Robôs são solução para saúde mental no trabalho?
Pesquisa indica que trabalhadores preferem falar sobre estresse com robôs em vez de gestores e mostra que as relações de trabalho estão na UTI
A Oracle, uma das gigantes da tecnologia do Vale do Silício, realizou um estudo em 11 países — entre eles o Brasil — com mais de 12 mil pessoas para avaliar os impactos da pandemia do novo coronavírus na saúde mental dos trabalhadores. Além de apresentar 2020 como o ano mais estressante da história recente, os números mostram que 68% dos entrevistados preferem falar com um robô em vez de falar com o gestor sobre ansiedade e estresse. A inteligência artificial é apresentada como uma solução para melhorar a saúde mental dos trabalhadores pela multinacional, é claro, mas cabe aqui um questionamento importante: o que está acontecendo com as nossas relações de trabalho?
Impacto da pandemia nos trabalhadores brasileiros
O estudo indicou que os brasileiros são os que mais perdem o sono devido ao estresse e à ansiedade relacionados ao trabalho em 2020. Vamos aos números:
- 70% dos brasileiros tiveram mais estresse e ansiedade no trabalho em 2020, em comparação com qualquer outro ano anterior;
- Esse aumento afetou negativamente a saúde mental de 73% dos trabalhadores brasileiros;
- 53% dos brasileiros relataram perda de sono pelo estresse no período;
- O estresse da pandemia se somou a estressores que já existiam, como a pressão para atender aos padrões de desempenho (44%), lidar com tarefas rotineiras e tediosas (46%) e lidar com cargas de trabalho imprevisíveis (39%);
- 90% dos brasileiros dizem que problemas de saúde mental no trabalho afetam sua vida doméstica.
O estresse e desgaste emocional dentro e fora do trabalho é uma realidade muito forte em 2020. Segundo a multinacional, a tecnologia pode ser a maior aliada para “resolver” essa questão.
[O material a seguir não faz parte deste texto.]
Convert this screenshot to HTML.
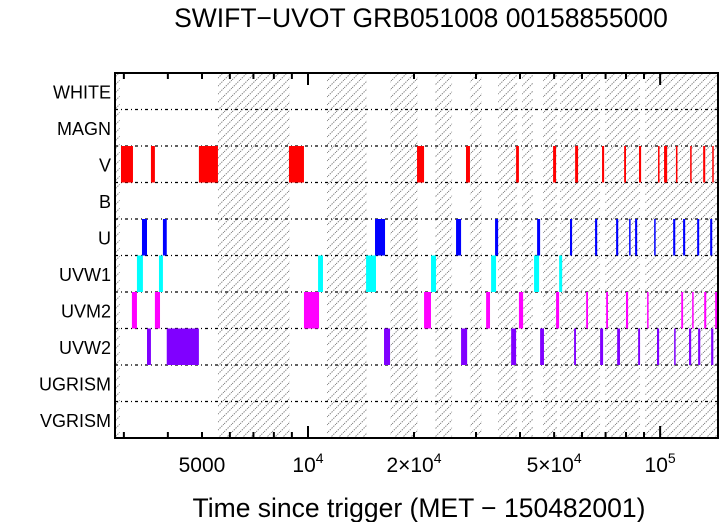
<!DOCTYPE html>
<html><head><meta charset="utf-8"><style>
body{margin:0;background:#fff;}
svg{display:block;font-family:"Liberation Sans",sans-serif;}
</style></head><body>
<svg id="chart" width="721" height="522" viewBox="0 0 721 522" xmlns="http://www.w3.org/2000/svg">
<defs>
<pattern id="hatch" patternUnits="userSpaceOnUse" width="8" height="8">
<line x1="0" y1="8" x2="8" y2="0" stroke="#8a8a8a" stroke-width="1" stroke-dasharray="1.5,1"/>
</pattern>
<clipPath id="plotclip"><rect x="115" y="73" width="603" height="365"/></clipPath>
</defs>
<text x="421" y="27" font-size="26.5" text-anchor="middle">SWIFT−UVOT GRB051008 00158855000</text>
<g id="hatches" clip-path="url(#plotclip)"></g>
<g id="grid"></g>
<g id="bars" clip-path="url(#plotclip)"></g>
<g id="ticks"></g>
<g id="ylabels"></g>
<rect x="115" y="73" width="603" height="365" fill="none" stroke="#000" stroke-width="2"/>
<text x="419" y="517" font-size="26.5" text-anchor="middle">Time since trigger (MET − 150482001)</text>
</svg>
<script>
const filters = ["WHITE","MAGN","V","B","U","UVW1","UVM2","UVW2","UGRISM","VGRISM"];
const filterColors = {V:"#ff0000",U:"#0000ff",UVW1:"#00ffff",UVM2:"#ff00ff",UVW2:"#8000ff"};
const hatchIntervals = [[2831,2920],[5550,8890],[11320,14710],[17100,20530],[22950,25650],[28840,31200],[34670,39260],[40550,43550],[46530,50960],[52000,67530],[69800,87700],[90670,150000]];
const barsV = [[2944,3184],[3581,3675],[4900,5550],[8830,9740],[20400,21360],[28100,28840],[38990,39720],[49660,50640],[57360,58480],[68400,69340],[79030,80000],[87100,88300],[98640,99340],[102600,104700],[110900,111700],[121700,122500],[132500,134300],[140600,141600]];
const barsU = [[3377,3490],[3873,3971],[15500,16550],[26330,27210],[33980,34670],[44730,45620],[55470,56230],[65350,66260],[74990,76030],[81640,82170],[84900,86060],[96170,96820],[108900,110400],[116200,117800],[127400,129100],[138700,140600]];
const barsUVW1 = [[3268,3398],[3774,3873],[10680,11030],[14620,15600],[22350,23100],[33110,34200],[43850,45320],[51660,52700]];
const barsUVM2 = [[3162,3268],[3675,3800],[9740,10750],[21360,22350],[32050,32880],[39720,40820],[50640,51660],[61650,62400],[70260,71120],[80000,81100],[91830,92470],[114800,116200],[123300,124100],[133400,135200],[143300,145100]];
const barsUVW2 = [[3490,3581],[3971,4900],[16440,17100],[27210,28310],[37750,38990],[45620,46790],[56970,57680],[67530,68870],[75500,76910],[86600,87700],[97980,99340],[109600,110400],[120800,122500],[128200,130000],[139600,141600]];
const majorTicks = [10000,100000];
const minorTicks = [3000,4000,5000,6000,7000,8000,9000,20000,30000,40000,50000,60000,70000,80000,90000];
const tickLabels = [[5000,"5000"],[10000,"10^4"],[20000,"2×10^4"],[50000,"5×10^4"],[100000,"10^5"]];

const NS="http://www.w3.org/2000/svg";
const X0=115,X1=718,Y0=73,Y1=438;
const LMIN=Math.log10(2831),LMAX=Math.log10(146000);
function xs(t){return X0+(Math.log10(t)-LMIN)/(LMAX-LMIN)*(X1-X0);}
const rowH=(Y1-Y0)/filters.length;
function ys(i){return Y0+i*rowH;}
function mk(tag,attrs,parent){const e=document.createElementNS(NS,tag);for(const k in attrs)e.setAttribute(k,attrs[k]);parent.appendChild(e);return e;}

const gH=document.getElementById("hatches");
hatchIntervals.forEach(h=>{
  const r=mk("rect",{x:xs(h[0]),y:Y0,width:Math.max(0,xs(h[1])-xs(h[0])),height:Y1-Y0,fill:"url(#hatch)"},gH);
  
  
});
const gG=document.getElementById("grid");
for(let i=1;i<filters.length;i++){
  const l=mk("line",{x1:X0,x2:X1,y1:ys(i),y2:ys(i),stroke:"#000","stroke-width":1.3,"stroke-dasharray":"3,3,1,3"},gG);
  
  
}
const gB=document.getElementById("bars");
const series={V:barsV,U:barsU,UVW1:barsUVW1,UVM2:barsUVM2,UVW2:barsUVW2};
for(const f in series){
  const i=filters.indexOf(f);
  series[f].forEach(b=>{
    const x=xs(b[0]),w=Math.max(1.5,xs(b[1])-x);
    const r=mk("rect",{x:x,y:ys(i),width:w,height:rowH,fill:filterColors[f]},gB);
    
    
  });
}
const gT=document.getElementById("ticks");
function tick(t,len){
  const x=xs(t);
  const a=mk("line",{x1:x,x2:x,y1:Y0,y2:Y0+len,stroke:"#000","stroke-width":2},gT);
  
  
  const b=mk("line",{x1:x,x2:x,y1:Y1,y2:Y1-len,stroke:"#000","stroke-width":2},gT);
  
  
}
majorTicks.forEach(t=>tick(t,12));
minorTicks.forEach(t=>tick(t,6));
tickLabels.forEach(tl=>{
  const tx=mk("text",{x:xs(tl[0]),y:472,"font-size":21,"text-anchor":"middle"},gT);
  
  
  const s=tl[1];
  if(s.indexOf("^")>=0){
    const p=s.split("^");
    const t1=document.createElementNS(NS,"tspan");t1.textContent=p[0];tx.appendChild(t1);
    const t2=document.createElementNS(NS,"tspan");t2.setAttribute("dy","-9");t2.setAttribute("font-size","14");t2.textContent=p[1];tx.appendChild(t2);
  } else tx.textContent=s;
});
const gY=document.getElementById("ylabels");
filters.forEach((f,i)=>{
  const t=mk("text",{x:111,y:ys(i)+rowH/2+7,"font-size":18,"text-anchor":"end"},gY);
  
  
  t.textContent=f;
});
</script>
</body></html>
Vamos a mais números divulgados por eles:
- 64% dos brasileiros preferem falar com um robô sobre estresse e ansiedade em vez de seu gerente;
- 86% estão abertos a ter um robô como terapeuta ou conselheiro;
- apenas 14% dos trabalhadores brasileiros preferem humanos a robôs para apoiar sua saúde mental, já que o restante acredita que os robôs oferecem uma zona de teste livre (46%), uma saída imparcial para compartilhar problemas (31%) e respostas rápidas a perguntas relacionadas à saúde (30%).
Tecnologia é solução, quando a raiz é justamente a falta de humanidade nas organizações?
Não há nada de errado com os avanços tecnológicos e com a inteligência artificial. Não é isso. A questão aqui é que ninguém está olhando para a causa do problema. A pesquisa também mostra que 84% dos entrevistados no Brasil acredita que sua empresa deveria fazer mais para proteger a saúde mental. O número não é baixo e não clama por tecnologia, mas sim por cuidado. E nada mais humano do que cuidar.
Então, enquanto os robôs chegam com uma solução milagrosa para “salvar” a saúde mental, vender mais tecnologia e, óbvio, fazer o nosso trabalho render mais por menos, proponho algumas reflexões:
- Como estão as nossas relações de trabalho?
- Como andam as relações entre líder e liderado?
- As organizações estão realmente prestando atenção à saúde e bem estar dos colaboradores ou apenas olhando para soluções, como diz o próprio estudo, de respostas rápidas e imparciais para fechar uma lacuna e dizer que se importam?
- Como a lógica do desempenho colabora para esse esse distanciamento entre as pessoas nas relações de trabalho?
Recorte da pesquisa
O estudo ouviu 12.347 pessoas de 22 a 74 anos do meio corporativo (funcionários, gerentes, líderes de RH e executivos C-level) nos Estados Unidos, Reino Unido, Emirados Árabes Unidos, França, Itália, Alemanha, Índia, Japão, China, Brasil e Coreia. No Brasil, foram 1.004 entrevistados.